Geeks With Blogs
Lawrence Ricci

I just revisited the “Micro Framework”- Microsoft’s bootable runtime, essentially an OS that allows managed code to run on small 32bit CPUs, even without Memory Management.  Things are happening


The Microsoft .NET Micro Framework is a bootable runtime module that brings the advantages of .NET programming to devices too resource-constrained to run other Microsoft embedded platforms. The benefits of developing with the .NET Micro Framework include the C# programming language, a managed execution environment, a substantial subset of the .NET libraries, and Visual Studio™ deployment and debugging. In this white paper we explain why the .NET Micro Framework is an ideal choice for embedded development and provide technical details of the platform’s Hardware Abstraction Layer (HAL) and Common Language Runtime (CLR).

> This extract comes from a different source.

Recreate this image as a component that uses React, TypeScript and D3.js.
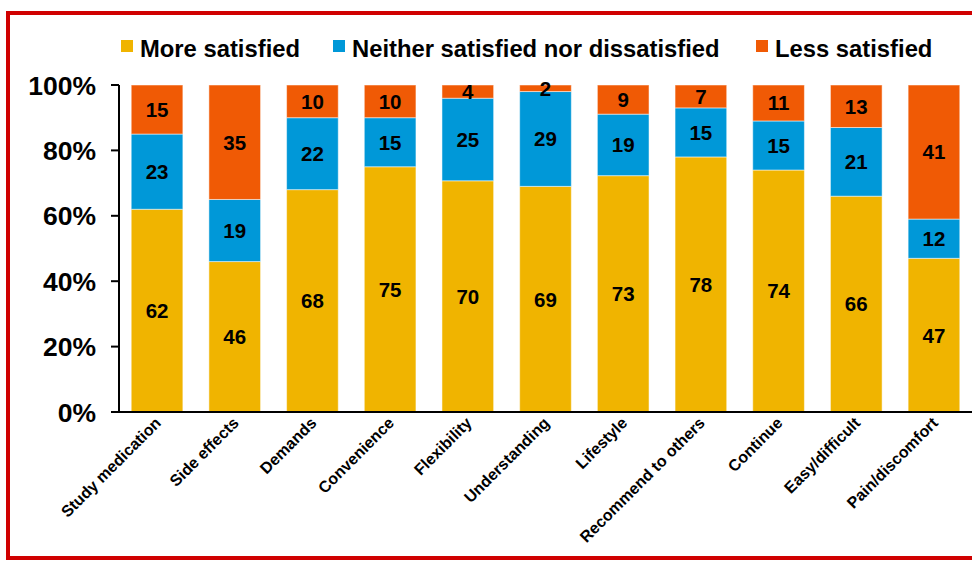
import React from "react";
import * as d3 from "d3";

const categories = [
  "Study medication",
  "Side effects",
  "Demands",
  "Convenience",
  "Flexibility",
  "Understanding",
  "Lifestyle",
  "Recommend to others",
  "Continue",
  "Easy/difficult",
  "Pain/discomfort",
];
const moreSatisfied = [62, 46, 68, 75, 70, 69, 73, 78, 74, 66, 47];
const neither = [23, 19, 22, 15, 25, 29, 19, 15, 15, 21, 12];
const lessSatisfied = [15, 35, 10, 10, 4, 2, 9, 7, 11, 13, 41];
const seriesNames = ["More satisfied", "Neither satisfied nor dissatisfied", "Less satisfied"];
const seriesColors = ["#F0B400", "#0098D8", "#F05A05"];
const yTicks = [0, 0.2, 0.4, 0.6, 0.8, 1];

const W = 972;
const H = 561;
const FONT = "Liberation Sans, Arial, sans-serif";

export default function App() {
  const keys = ["more", "neither", "less"];
  const rows = categories.map((c, i) => ({
    cat: c,
    more: moreSatisfied[i],
    neither: neither[i],
    less: lessSatisfied[i],
  }));
  const stack = d3.stack<any>().keys(keys).offset(d3.stackOffsetExpand);
  const series = stack(rows);

  const x = d3
    .scaleBand<string>()
    .domain(categories)
    .range([118, 973])
    .paddingInner(0.335)
    .paddingOuter(0.17);
  const y = d3.scaleLinear().domain([0, 1]).range([412, 85]);

  const legendX = [121, 333, 756];

  return (
    <svg
      width={W}
      height={H}
      style={{ position: "absolute", left: 0, top: 0, fontFamily: FONT }}
    >
      <rect x={0} y={0} width={W} height={H} fill="#fff" />
      <rect x={8} y={13} width={W + 20} height={545} fill="none" stroke="#D00000" strokeWidth={4} />

      {/* legend */}
      {seriesNames.map((n, i) => (
        <g key={n}>
          <rect x={legendX[i]} y={40} width={12} height={12} fill={seriesColors[i]} />
          <text x={legendX[i] + 19} y={57} fontSize={23.8} fontWeight="bold" fill="#000">
            {n}
          </text>
        </g>
      ))}

      {/* bars */}
      {series.map((s, si) => (
        <g key={s.key}>
          {s.map((d, i) => {
            const bx = x(categories[i])!;
            const y0 = y(d[0]);
            const y1 = y(d[1]);
            return (
              <rect
                key={i}
                x={bx}
                y={y1}
                width={x.bandwidth()}
                height={y0 - y1}
                fill={seriesColors[si]}
                stroke="rgba(255,255,255,0.5)"
                strokeWidth={1}
              />
            );
          })}
        </g>
      ))}

      {/* data labels */}
      {series.map((s, si) => (
        <g key={"l" + s.key}>
          {s.map((d, i) => {
            const cx = x(categories[i])! + x.bandwidth() / 2;
            const cy = (y(d[0]) + y(d[1])) / 2;
            const v = (rows[i] as any)[s.key];
            return (
              <text
                key={i}
                x={cx}
                y={cy}
                dy="0.36em"
                textAnchor="middle"
                fontSize={20.5}
                fontWeight="bold"
                fill="#000"
              >
                {v}
              </text>
            );
          })}
        </g>
      ))}

      {/* y axis */}
      <line x1={119} x2={119} y1={85} y2={413} stroke="#000" strokeWidth={2} />
      {yTicks.map((t) => (
        <g key={t}>
          <line x1={111} x2={119} y1={y(t)} y2={y(t)} stroke="#000" strokeWidth={2} />
          <text
            x={96}
            y={y(t)}
            dy="0.36em"
            textAnchor="end"
            fontSize={26.5}
            fontWeight="bold"
            fill="#000"
          >
            {d3.format(".0%")(t)}
          </text>
        </g>
      ))}

      {/* x axis */}
      <line x1={111} x2={W} y1={412} y2={412} stroke="#000" strokeWidth={2} />
      {categories.map((c) => {
        const cx = x(c)! + x.bandwidth() / 2;
        return (
          <text
            key={c}
            transform={`translate(${cx + 5},${424}) rotate(-45)`}
            textAnchor="end"
            fontSize={16}
            fontWeight="bold"
            fill="#000"
          >
            {c}
          </text>
        );
      })}
    </svg>
  );
}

“Micro Framework” is an interesting product, it is very low cost, like zero. And it is largely community controlled under the Apache License.  A partner network is building, and the application environment is .NET.

I have been following this for some time, and the community open source approach seems to be working.  There are new features/packages emerging, for example an F# programming language (ARGH! I am still wresting with VB and C#).

Anyway, what I found most interesting was a port to Tron.  Tron is a very popular Japanese open source intuitive.  It is a very real time, very compact kernel, and is, like the Micro Framework, ‘free as beer’.  One limit on MF was it was not real time.  But the merger with Tron may eliminate that problem. 

Certainly, if I were dealing with a consumer product with quantities in the millions (like a SmartGrid device, or a toy) I would seriously consider something out of this technology pool.